I couldn’t do it for us both not on home soil. I had spent over thirty years working out how to function in this society, it sounds awful to say, but I actually felt too old to go through it all again. I needed the support of familiarity – not people, or friends as they are thin on the ground, but where I recognised. I realised that was my reference point, my safety zone. I felt like a duck out of water and wanted to correct it as soon as possible. I don’t often live with my mistakes once I have acknowledged them.

(c) K Wicks (Photography taken in Spain)
This was written nearly two years ago, and most of this has found its way into my book covering this in further detail – Meeting in the Middle of Nowhere.
“It’s been nearly a year now since I learned of this and have been trying to understand Aphantasia, i now know it is in varying degrees across the board for the people who have it, partial for some, full for others. I try as best i can to understand what it is to not have visualisation, to not imagine at all and to not picture anything in ones head, its a concept i had not considered but now makes perfect sense.
For full Aphantasiacs, the difference from partial seems to be startling too ( i can only comment on full as that’s been my experience). There is no escape from the stark reality before you, what you see is all there is – without dreams and mental pictures to carry you away, what you see really is all there is. I have the ability to replay movies in my head, run through what i saw mentally, recall faces, remember looking at lists, posters, people, i can see it all in my mind. But trying to explain that to someone who doesn’t, well, i have been told it sounds like the most alien thing in the world.
“You can play movies in your head?!” Yes. I can retrieve almost anything i have seen in my life, whether i remember it correctly is another matter, but i have something there. I can picture all of my family, past and present, i can imagine i’m looking in the fridge when i am trying to remember what i need to buy (when i forget my shopping list). I use it for so much, and also i realise, for escapism. Even just standing in line or waiting is assisted by my mind wandering, occupying itself with either something i want to do later, of something i might have watched the night before.
So, looking backwards and forwards is natural for me, spending possibly very little time in the present. Reviewing what was, and speculating on what might be. But not for one who doesn’t imagine – there is nothing to ‘look’ back on, and the future doesn’t exist. So living in the now takes on a whole new meaning, and seems that it can lead to immense impatience and frustration with the world and people.

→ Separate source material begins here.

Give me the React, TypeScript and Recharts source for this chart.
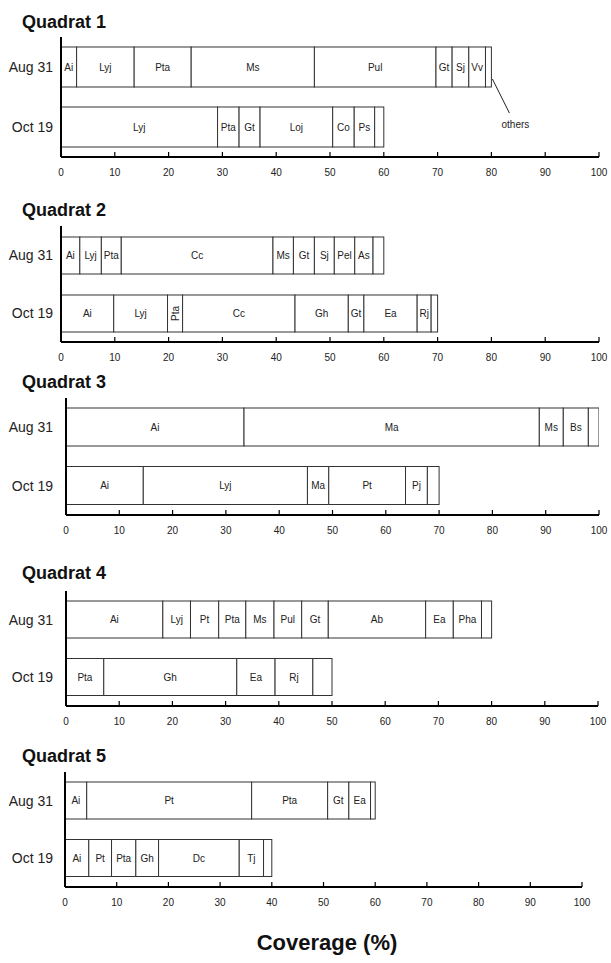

Mostly the people who seem to be ‘in a different world’. It’s because they actually are – which was quite a terrifying revelation to one who doesn’t ‘drift away’ in mind – while driving, cooking, walking, and everything else we do, most of us probably are mentally somewhere else. “So no-one is really in reality or sees the world as it is?” And that was the terrifying bit, the reality of that question.
I’m still learning on this and will keep at it”.